Source data
## Begin

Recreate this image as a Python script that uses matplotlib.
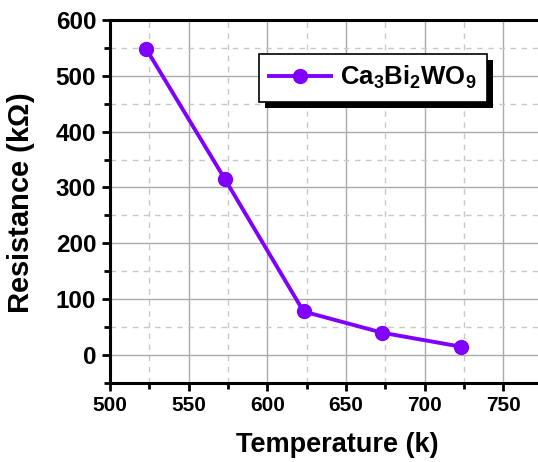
import numpy as np
import matplotlib
matplotlib.use('Agg')
import matplotlib.pyplot as plt
from matplotlib.ticker import MultipleLocator
from matplotlib.patches import Rectangle

# temperature vs resistance data
temperature = [523, 573, 623, 673, 723]
resistance = [548, 315, 78, 40, 15]
xticks = [500, 550, 600, 650, 700, 750]
yticks = [0, 100, 200, 300, 400, 500, 600]

plt.rcParams['font.family'] = 'Liberation Sans'
plt.rcParams['font.weight'] = 'bold'
plt.rcParams['mathtext.fontset'] = 'custom'
plt.rcParams['mathtext.rm'] = 'Liberation Sans:bold'
plt.rcParams['mathtext.bf'] = 'Liberation Sans:bold'
plt.rcParams['mathtext.default'] = 'bf'

fig = plt.figure(figsize=(5.38, 4.62), dpi=100)
ax = fig.add_axes([0.2045, 0.171, 0.7955, 0.786])

ax.plot(temperature, resistance, color='#8000ff', lw=2.8, marker='o', ms=10,
        label=r'Ca$_3$Bi$_2$WO$_9$', zorder=3)

ax.set_xlim(500, 772)
ax.set_ylim(-50, 600)
ax.xaxis.set_minor_locator(MultipleLocator(25))
ax.yaxis.set_minor_locator(MultipleLocator(50))
ax.set_xticks(xticks)
ax.set_xticklabels([str(v) for v in xticks], fontsize=15, fontweight='bold')
ax.set_yticks(yticks)
ax.set_yticklabels([str(v) for v in yticks], fontsize=17.5, fontweight='bold')

ax.grid(which='major', color='#aaaaaa', lw=1, ls='-')
ax.grid(which='minor', color='#c8c8c8', lw=1, ls=(0, (4, 4)))
ax.set_axisbelow(True)

for s in ['left', 'bottom', 'top']:
    ax.spines[s].set_linewidth(2.2)
ax.spines['right'].set_visible(False)
ax.tick_params(which='both', direction='out', width=2, top=False)
ax.tick_params(which='major', length=5.5)
ax.tick_params(which='minor', length=4)
ax.tick_params(axis='x', pad=4)
ax.tick_params(axis='y', pad=4.5)

ax.set_xlabel('Temperature (k)', fontsize=19.5, fontweight='bold')
ax.xaxis.set_label_coords(0.53, -0.135)
ax.set_ylabel(r'Resistance (k$\Omega$)', fontsize=21, fontweight='bold')
ax.yaxis.set_label_coords(-0.17, 0.495)

leg = ax.legend(loc='upper left', bbox_to_anchor=(0.318, 0.942), fontsize=18.5,
                fancybox=False, edgecolor='black', framealpha=1,
                handlelength=2.4, borderpad=0.4, handletextpad=0.35)
leg.get_frame().set_linewidth(1.2)
leg.set_zorder(6)

# solid black drop shadow behind the legend box
fig.canvas.draw()
bb = leg.get_frame().get_window_extent()
ax.add_patch(Rectangle((bb.x0 + 6, bb.y0 - 6), bb.width, bb.height,
                       transform=None, facecolor='black', edgecolor='none',
                       zorder=5.5, clip_on=False))

plt.savefig('out.png', dpi=100)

## End

Task goal
Print the full listing exactly, dropping the pictures.

Result of this exercise
Recreate this image as a Python script that uses matplotlib.
import numpy as np
import matplotlib
matplotlib.use('Agg')
import matplotlib.pyplot as plt
from matplotlib.ticker import MultipleLocator
from matplotlib.patches import Rectangle

# temperature vs resistance data
temperature = [523, 573, 623, 673, 723]
resistance = [548, 315, 78, 40, 15]
xticks = [500, 550, 600, 650, 700, 750]
yticks = [0, 100, 200, 300, 400, 500, 600]

plt.rcParams['font.family'] = 'Liberation Sans'
plt.rcParams['font.weight'] = 'bold'
plt.rcParams['mathtext.fontset'] = 'custom'
plt.rcParams['mathtext.rm'] = 'Liberation Sans:bold'
plt.rcParams['mathtext.bf'] = 'Liberation Sans:bold'
plt.rcParams['mathtext.default'] = 'bf'

fig = plt.figure(figsize=(5.38, 4.62), dpi=100)
ax = fig.add_axes([0.2045, 0.171, 0.7955, 0.786])

ax.plot(temperature, resistance, color='#8000ff', lw=2.8, marker='o', ms=10,
        label=r'Ca$_3$Bi$_2$WO$_9$', zorder=3)

ax.set_xlim(500, 772)
ax.set_ylim(-50, 600)
ax.xaxis.set_minor_locator(MultipleLocator(25))
ax.yaxis.set_minor_locator(MultipleLocator(50))
ax.set_xticks(xticks)
ax.set_xticklabels([str(v) for v in xticks], fontsize=15, fontweight='bold')
ax.set_yticks(yticks)
ax.set_yticklabels([str(v) for v in yticks], fontsize=17.5, fontweight='bold')

ax.grid(which='major', color='#aaaaaa', lw=1, ls='-')
ax.grid(which='minor', color='#c8c8c8', lw=1, ls=(0, (4, 4)))
ax.set_axisbelow(True)

for s in ['left', 'bottom', 'top']:
    ax.spines[s].set_linewidth(2.2)
ax.spines['right'].set_visible(False)
ax.tick_params(which='both', direction='out', width=2, top=False)
ax.tick_params(which='major', length=5.5)
ax.tick_params(which='minor', length=4)
ax.tick_params(axis='x', pad=4)
ax.tick_params(axis='y', pad=4.5)

ax.set_xlabel('Temperature (k)', fontsize=19.5, fontweight='bold')
ax.xaxis.set_label_coords(0.53, -0.135)
ax.set_ylabel(r'Resistance (k$\Omega$)', fontsize=21, fontweight='bold')
ax.yaxis.set_label_coords(-0.17, 0.495)

leg = ax.legend(loc='upper left', bbox_to_anchor=(0.318, 0.942), fontsize=18.5,
                fancybox=False, edgecolor='black', framealpha=1,
                handlelength=2.4, borderpad=0.4, handletextpad=0.35)
leg.get_frame().set_linewidth(1.2)
leg.set_zorder(6)

# solid black drop shadow behind the legend box
fig.canvas.draw()
bb = leg.get_frame().get_window_extent()
ax.add_patch(Rectangle((bb.x0 + 6, bb.y0 - 6), bb.width, bb.height,
                       transform=None, facecolor='black', edgecolor='none',
                       zorder=5.5, clip_on=False))

plt.savefig('out.png', dpi=100)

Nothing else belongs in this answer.